After about 10 seconds of execution of the Count Query, the Monitor Query returned this result on my machine:
As you can see, there are five different execution_context_ids. Each thread on a parallel query gets its own execution context. The first one, the thread the the query execution started on has always the id 0. The other ones get increasing consecutive numbers.

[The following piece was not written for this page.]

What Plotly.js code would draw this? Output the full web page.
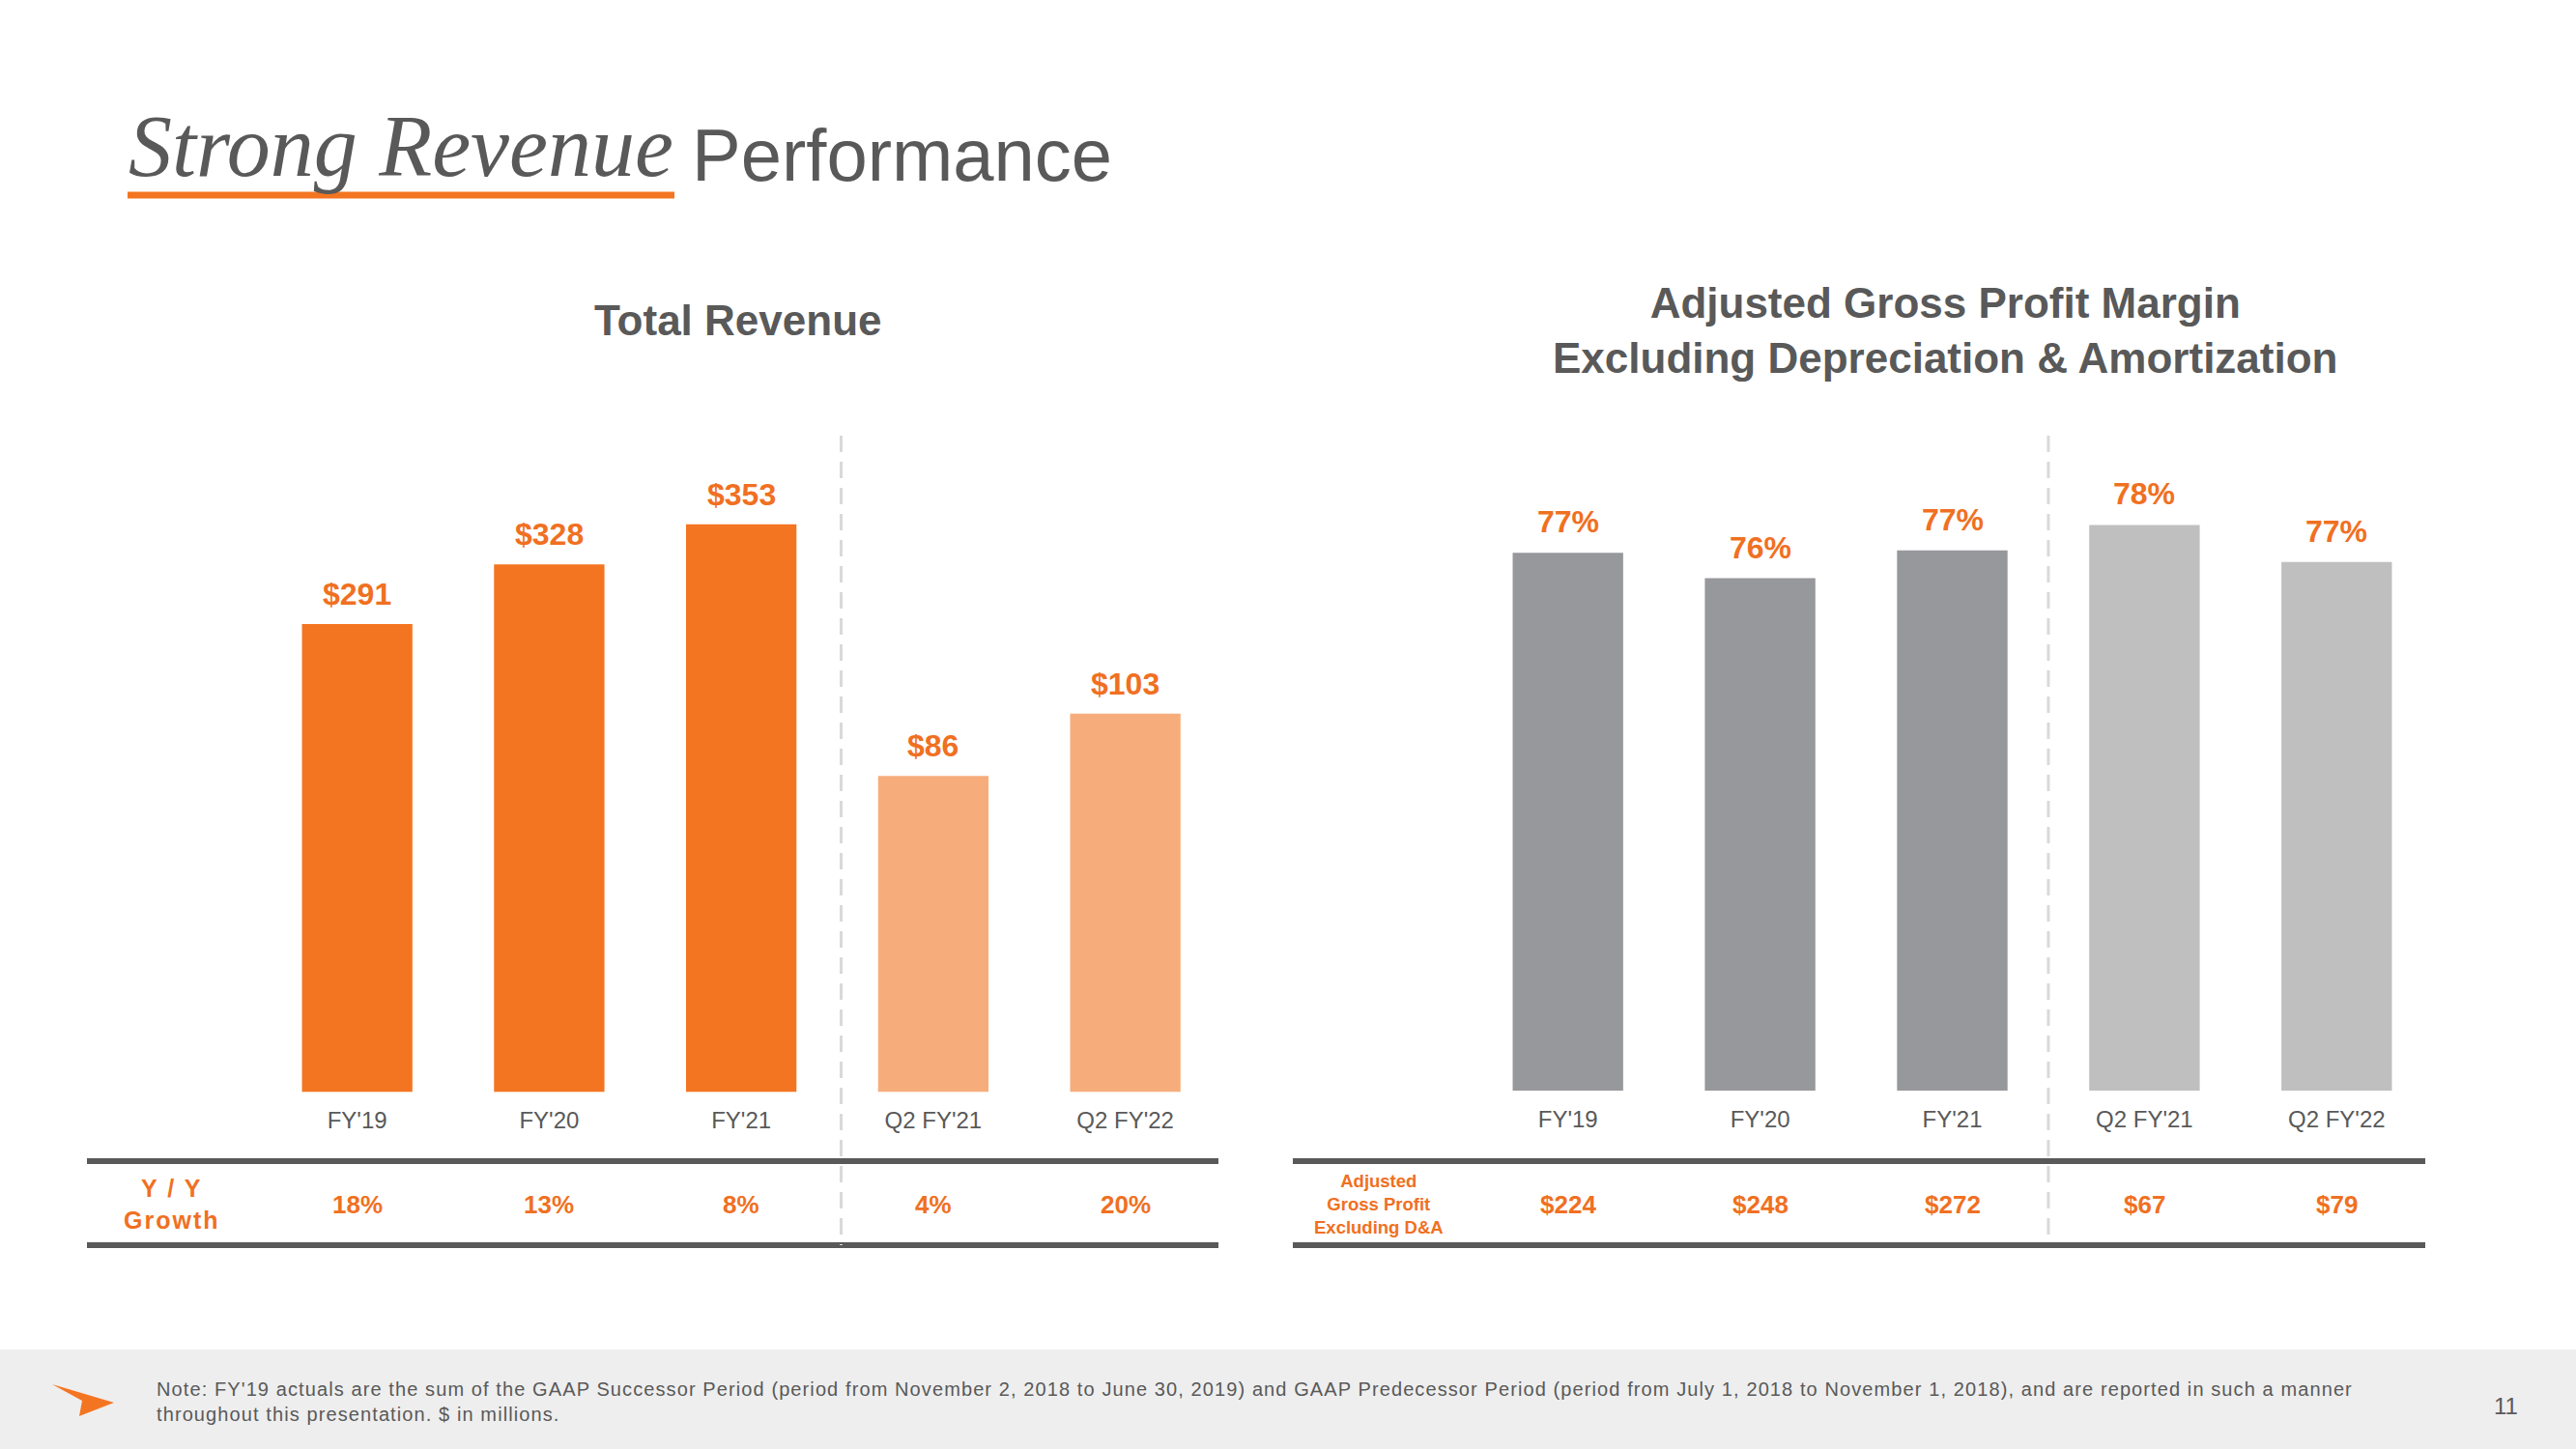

Thread 0 in above query covers everything up to the "gather Streams" iterator. From there to the "Repartition Streams" iterator threads 1 and 2 get to work in parallel. After that up on to the table scans the query is executed by threads 3 and 4. Those two are busily shoveling rows into the Hash iterator. Because a Hash is a blocking iterator (see Properties of Iterators by Craig Freedman(blog) for an explanation of this term), it will not produce any rows until it has consumed all incoming rows. This takes a little over 12 seconds on my machine. During this time the threads 0,1 and 2 are suspended, not taking up any processor resources and therefore not hurting any other thread or query. But they each crank up close to 12 seconds of CXPACKET wait time, for a total of 36 seconds.
The above example showed that any parallel query will show potentially very high CXPACKET waits. This is not an indication of a problem, but rather it is an indication that SQL Server is doing it's job properly, making sure that threads that do not have anything to do at the moment make room for other threads on the processors. So, if your system shows high CXPACKET waits, the only conclusion you can draw from that is, that it is using parallelism and that SQL Server's multitasking system is working as designed.
However, as the sys.dm_exec_requests (as well as the compatibility view sysprocesses) show only the wait type of thread 0, CXPACKET waits can potentially hide a real problem. If you know that you have a problem, use appropriate techniques to narrow down the source. If you don't know if you have a problem, CXPACKET will not help you to change that.
That means, that in almost all situations it is safe to ignore CXPACKET waits. I therefore recommend to add it to the list of waits to ignore in your monitoring queries.